Há 18 anos, no dia 5 de julho de 1995, no começo do anoitecer, os sinos do centro histórico de São João del-Rei dobraram descompassados e aflitos. Não era o toque de Ângelus, nem chamada temporã para a novena do Carmo, nem brincadeira de sineiros. Era um aviso sinistro: aquela noite tenebrosa trouxe consigo um violento incêndio que em vorazes labaredas devorou o sobrado de esquina onde há mais de cem anos nascera o presidente eleito Tancredo Neves.

Desacostumado deste tipo de desastre, o povo são-joanense, assistiu atônito o fogo alastrar-se, derrubando  abaixo sacadas, vidraças, beirais, platibanda, telhado, tijolos, cumeeira, ladrilhos - tudo, do que muita coisa já era cinzas quando soldados do Corpo de Bombeiros, vindos de cidades vizinhas, duas horas depois, chegaram ao pedaço do inferno em que se transformou o imóvel daquela torta encruzilhada

O fato foi noticiado em tempo real pelo Jornal Nacional daquela noite e, no dia seguinte, era manchete, matéria ou nota nos principais jornais e telejornais do país.

Mesmo consternada, a comunidade são-joanense manifestou não só tristeza e solidariedade, mas também preocupação com aquela ferida cultural aberta a fogo no coração de São João del-Rei. Muitos, inclusive, encaminharam correspondências publicadas pela imprensa estadual e nacional, como por exemplo as mensagens do autor  deste almanaque eletrônico, publicadas nos seguintes diários, aqui transcritas:

Estado de Minas (14/07/1995) -  "O incêndio do Solar dos Sade, onde nasceu o ex-presidente Tancredo Neves, em São João del-Rei, foi eficientemente coberto pela imprensa televisiva, transmitindo quase ao vivo a voracidade das chamas e o prejuízo material e cultural causado pelo acidente.

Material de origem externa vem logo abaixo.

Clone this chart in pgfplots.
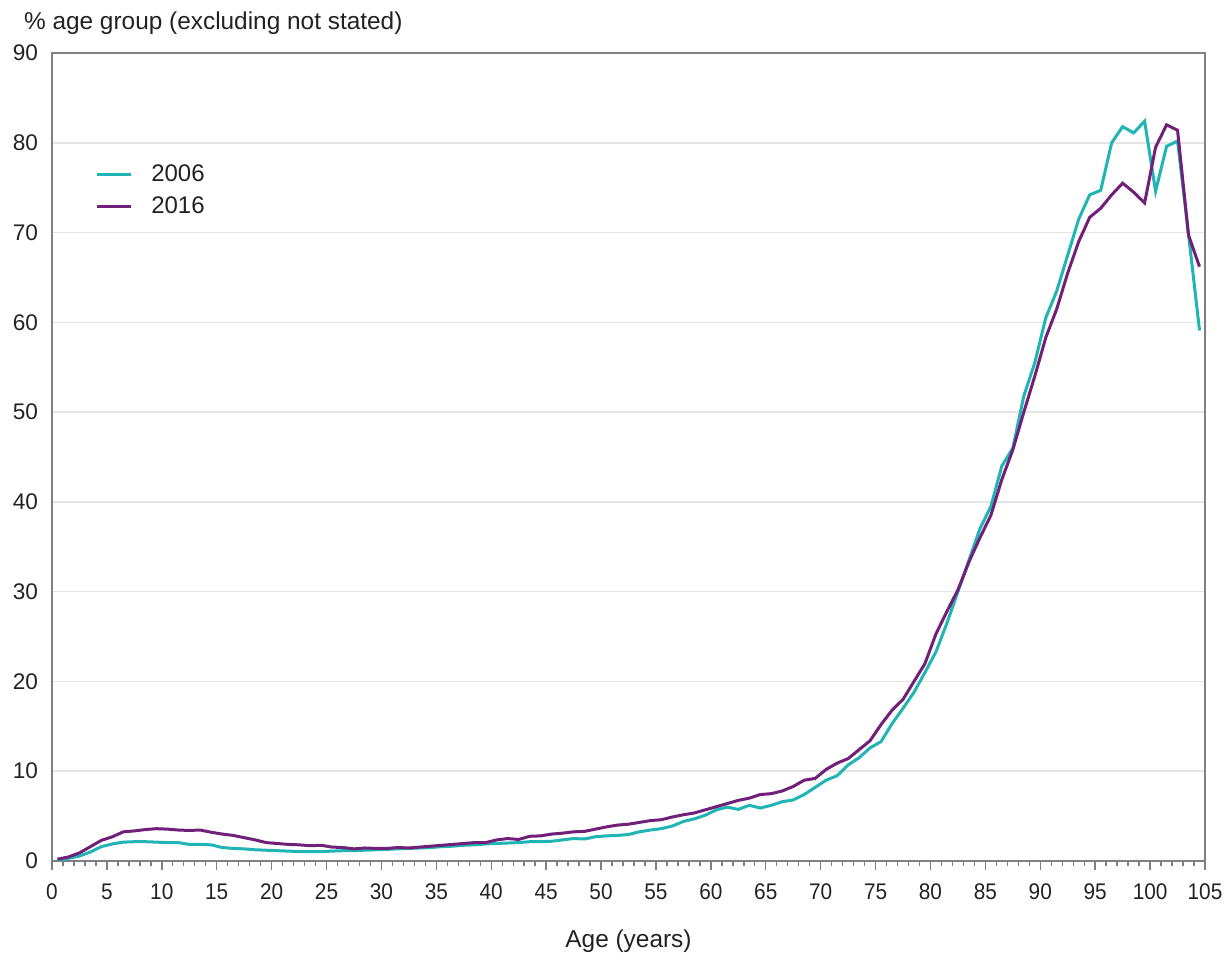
\documentclass[border=0pt]{standalone}
\usepackage{pgfplots}
\pgfplotsset{compat=1.18}
\usepackage{fontspec}
\setmainfont{Liberation Sans}
\definecolor{teal06}{RGB}{32,180,180}
\definecolor{purp16}{RGB}{112,32,120}
\definecolor{axgray}{RGB}{128,128,128}
\definecolor{gridgray}{RGB}{228,228,228}
\definecolor{txt}{RGB}{34,34,34}
\pgfplotstableread{
x y
0.5 0.1
1.5 0.3
2.5 0.55
3.5 1.0
4.5 1.6
5.5 1.9
6.5 2.1
7.5 2.15
8.5 2.15
9.5 2.1
10.5 2.05
11.5 2.05
12.5 1.85
13.5 1.85
14.5 1.8
15.5 1.5
16.5 1.4
17.5 1.35
18.5 1.25
19.5 1.2
20.5 1.15
21.5 1.1
22.5 1.05
23.5 1.05
24.5 1.05
25.5 1.1
26.5 1.15
27.5 1.15
28.5 1.2
29.5 1.25
30.5 1.3
31.5 1.35
32.5 1.4
33.5 1.45
34.5 1.5
35.5 1.6
36.5 1.65
37.5 1.75
38.5 1.8
39.5 1.9
40.5 1.95
41.5 2.0
42.5 2.05
43.5 2.15
44.5 2.15
45.5 2.2
46.5 2.35
47.5 2.5
48.5 2.45
49.5 2.7
50.5 2.8
51.5 2.85
52.5 2.95
53.5 3.25
54.5 3.45
55.5 3.6
56.5 3.9
57.5 4.4
58.5 4.7
59.5 5.1
60.5 5.7
61.5 6.0
62.5 5.75
63.5 6.2
64.5 5.9
65.5 6.2
66.5 6.6
67.5 6.8
68.5 7.4
69.5 8.2
70.5 9.0
71.5 9.5
72.5 10.7
73.5 11.5
74.5 12.6
75.5 13.3
76.5 15.3
77.5 17.0
78.5 18.8
79.5 21.0
80.5 23.3
81.5 26.5
82.5 30.0
83.5 33.5
84.5 37.0
85.5 39.5
86.5 44.0
87.5 46.0
88.5 51.8
89.5 55.5
90.5 60.5
91.5 63.5
92.5 67.5
93.5 71.5
94.5 74.2
95.5 74.7
96.5 80.0
97.5 81.8
98.5 81.1
99.5 82.4
100.5 74.6
101.5 79.6
102.5 80.2
103.5 69.8
104.5 59.1
}\dataA
\pgfplotstableread{
x y
0.5 0.2
1.5 0.45
2.5 0.9
3.5 1.6
4.5 2.3
5.5 2.7
6.5 3.25
7.5 3.35
8.5 3.5
9.5 3.6
10.5 3.55
11.5 3.45
12.5 3.4
13.5 3.45
14.5 3.2
15.5 3.0
16.5 2.85
17.5 2.6
18.5 2.35
19.5 2.05
20.5 1.95
21.5 1.85
22.5 1.8
23.5 1.7
24.5 1.75
25.5 1.55
26.5 1.5
27.5 1.35
28.5 1.45
29.5 1.4
30.5 1.4
31.5 1.5
32.5 1.45
33.5 1.55
34.5 1.65
35.5 1.75
36.5 1.85
37.5 1.95
38.5 2.05
39.5 2.05
40.5 2.35
41.5 2.5
42.5 2.4
43.5 2.75
44.5 2.8
45.5 3.0
46.5 3.1
47.5 3.25
48.5 3.3
49.5 3.55
50.5 3.8
51.5 4.0
52.5 4.1
53.5 4.3
54.5 4.5
55.5 4.6
56.5 4.9
57.5 5.15
58.5 5.35
59.5 5.7
60.5 6.05
61.5 6.4
62.5 6.75
63.5 7.0
64.5 7.4
65.5 7.5
66.5 7.8
67.5 8.3
68.5 9.0
69.5 9.2
70.5 10.2
71.5 10.9
72.5 11.4
73.5 12.4
74.5 13.4
75.5 15.2
76.5 16.8
77.5 18.0
78.5 20.0
79.5 22.0
80.5 25.3
81.5 27.8
82.5 30.2
83.5 33.3
84.5 36.0
85.5 38.5
86.5 42.5
87.5 45.8
88.5 50.0
89.5 54.0
90.5 58.3
91.5 61.5
92.5 65.5
93.5 69.0
94.5 71.7
95.5 72.7
96.5 74.2
97.5 75.5
98.5 74.5
99.5 73.3
100.5 79.5
101.5 82.0
102.5 81.4
103.5 69.7
104.5 66.2
}\dataB
\begin{document}
\begin{tikzpicture}
\begin{axis}[
  scale only axis,
  width=576.5pt, height=404pt,
  xmin=0, xmax=105, ymin=0, ymax=90,
  xtick={0,5,...,105},
  ytick={0,10,...,90},
  minor x tick num=4,
  axis line style={axgray, line width=0.9pt},
  tick align=outside,
  x tick style={axgray, line width=0.7pt},
  major tick length=4.5pt,
  minor tick length=2.6pt,
  xtick pos=bottom,
  ytick style={draw=none},
  ymajorgrids,
  major grid style={gridgray, line width=0.8pt},
  tick label style={font=\fontsize{11.3}{13}\selectfont, text=txt},
  /pgf/number format/assume math mode=true,
  yticklabel style={xshift=1pt},
  xticklabel={\scalebox{0.92}[1]{\pgfmathprintnumber{\tick}}},
  xticklabel style={yshift=-3.5pt},
  clip=false,
  legend style={draw=none, fill=none, at={(rel axis cs:0.032,0.872)}, anchor=north west,
    font=\fontsize{12}{14}\selectfont, text=txt, row sep=2pt},
  legend cell align=left,
  legend image code/.code={\draw[#1] (0pt,0pt) -- (17pt,0pt); \path (24.5pt,0pt);},
]
\addplot[teal06, line width=1.5pt] table {\dataA};
\addlegendentry{2006}
\addplot[purp16, line width=1.5pt] table {\dataB};
\addlegendentry{2016}
\node[anchor=west, text=txt, font=\fontsize{12.2}{14}\selectfont] at ([xshift=-17.5pt, yshift=15pt]rel axis cs:0,1) {\% age group (excluding not stated)};
\node[text=txt, font=\fontsize{12.2}{14}\selectfont] at ([yshift=-40pt]rel axis cs:0.5,0) {Age (years)};
\path ([xshift=-26pt, yshift=-50.5pt]rel axis cs:0,0) rectangle ([xshift=13.5pt, yshift=26.5pt]rel axis cs:1,1);
\end{axis}
\end{tikzpicture}
\end{document}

São João del-Rei precisa, mais do que nunca, de uma unidade do Corpo de Bombeiros, uma vez que o risco de incêndios não é a única ameaça aos preciosos registros do passado que a cidade produziu e guarda. A cidade precisa de maior comprometimento e determinação do poder público, em suas três esferas, para elaboração e implantação de uma política de preservação cultural.

Sem uma mudança de mentalidade e conduta. só uma unidade do Corpo de Bombeiros é muito pouco e não garante plenamente a segurança, proteção e preservação de vários capítulos da história do Brasil escritos em São João del-Rei."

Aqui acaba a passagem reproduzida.